Former high-school sweethearts Nick (a smooth-voiced Joe Lewis) and Jan (a spectacular Kelly Maur) have just moved into an East Village fixer-upper apartment with flaky electricity and peeling wallpaper. (Props are minimal, but it’s not hard to imagine a bathtub in the kitchen.) As it turns out, old landlord Al (Alexander Todd Torrenga), a onetime vaudevillian, had a long-ago onstage and offstage relationship with Marian, with whom he shared the apartment decades ago. (In the show, Marsh is long dead. The real actress lived into her 90s, dying only in 2006.)
Unpacking in their new “piece of heaven” with the help of Jan’s BFF and co-worker Sally (a buoyantly funny Lexis Trechak), the young couple looks forward to a bright future despite the grunginess of 1977 NYC. “We don’t look back, we both feel complete,” they sing (“Don’t Look Back”). But it isn’t quite true. For example, they both want children, but exactly when turns out to be a matter of some disagreement.
When a lipstick-scrawled message appears behind the wallpaper, Marian’s spirit begins speaking to Nick and goes on to possess Jan’s body, kicking the plot into gear.
Power and Pizzazz
As Marian, Maur is a vampy, dancing whirlwind. As Jan she’s an anxious young wife just discovering her ability to express and pursue her own desires independent of Nick’s. The role brings out her triple-threat skills – beautiful singing, compelling turn-on-a-dime acting, and agile, effervescent dancing.
Marian’s ghostly desire to make a Hollywood comeback in Jan’s body forms one plot element. The other involves a scheme by rich Cordelia Van Arc (a funny Shannon Payette Seip in Mae West mode) and her lawyer Morton Dupree (Truman Griffin) to make a fortune by passing off as real some forged artworks Cordelia inherited from her late husband. To do so they need gallery supervisor Nick to authenticate them.

These power struggles combine to forge a story of sex and seduction, a Truman Capote-style black-and-white ball, true love, and a screen test in Los Angeles. The two pairs of leads join forces in a strong production number laying out their hopes for the future (“I Don’t Want to Miss a Thing”) but complications, of course, ensue. After each couple has a romantic duet, Jan/Maddie lights up the stage with a glorious number that almost made me tear up (“Time of My Life).”
A desperate, cajoling Maddie opens the second act with another fine number (“One More Day”).
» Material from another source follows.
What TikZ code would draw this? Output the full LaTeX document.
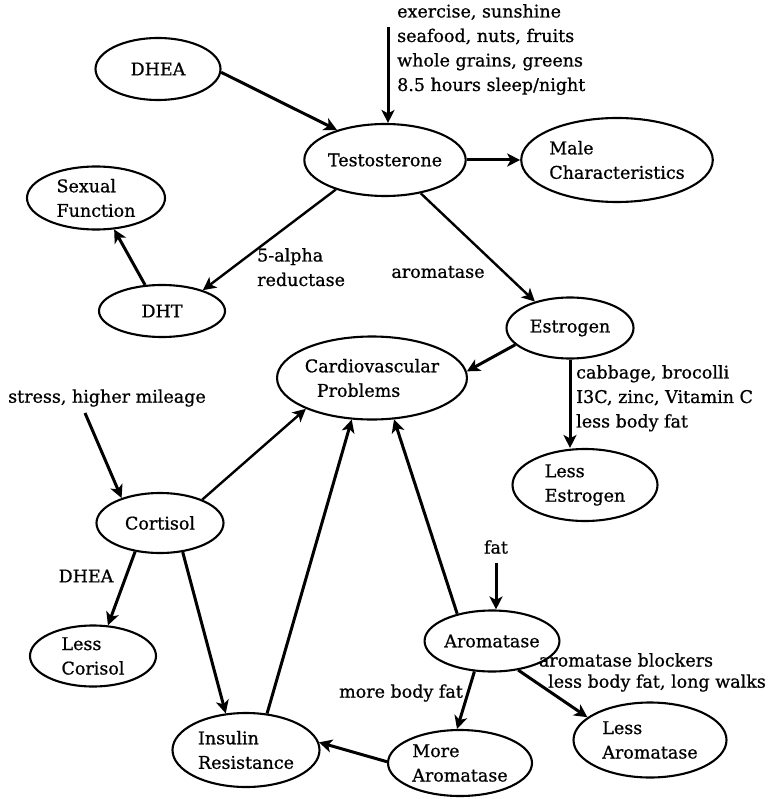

Re-emerging, Jan understandably complains about Maddie’s “checking in and out” of her: “I am not a hotel!” It’s an example of the warm, old-style humor that helps enliven the show. But Maddie’s spirit has begun to influence not just Jan but her friends, Sally included.
The latter leads a great partial patter-song I wished there was more of, the light-feminist anthem “What Would Maddie Do?” We get a glimpse of Jan and Sally laboring under a harassing boss, and later an enlightening and well-played insight into Nick’s incipient understanding of real love’s need for give-and-take.
I’ll let you guess whether these characters find a happy ending.
(You guessed right.)
Besides the fine on-stage performances, the production boasts spot-on live musical accompaniment by Matthew Zweibel (music direction, piano) and Jessie Nelson (drums), eye-catching costuming (Danny Durr), and subtly effective lighting and projections (Jess Choi and Claire Talbott respectively).
Maddie: A New Musical may call to mind past time-bending or Hollywood-themed musicals, anything from City of Angels to Dames at Sea. But it’s a fresh take on resonant themes and cultural history that never actually grow old. As William Faulkner said, “The past isn’t dead. It’s not even past.” This show and production prove that’s true for musical theater too. There’s plenty of life left in the classic formulas.
Maddie runs through June 8, 2025 at the Players Theatre in NYC.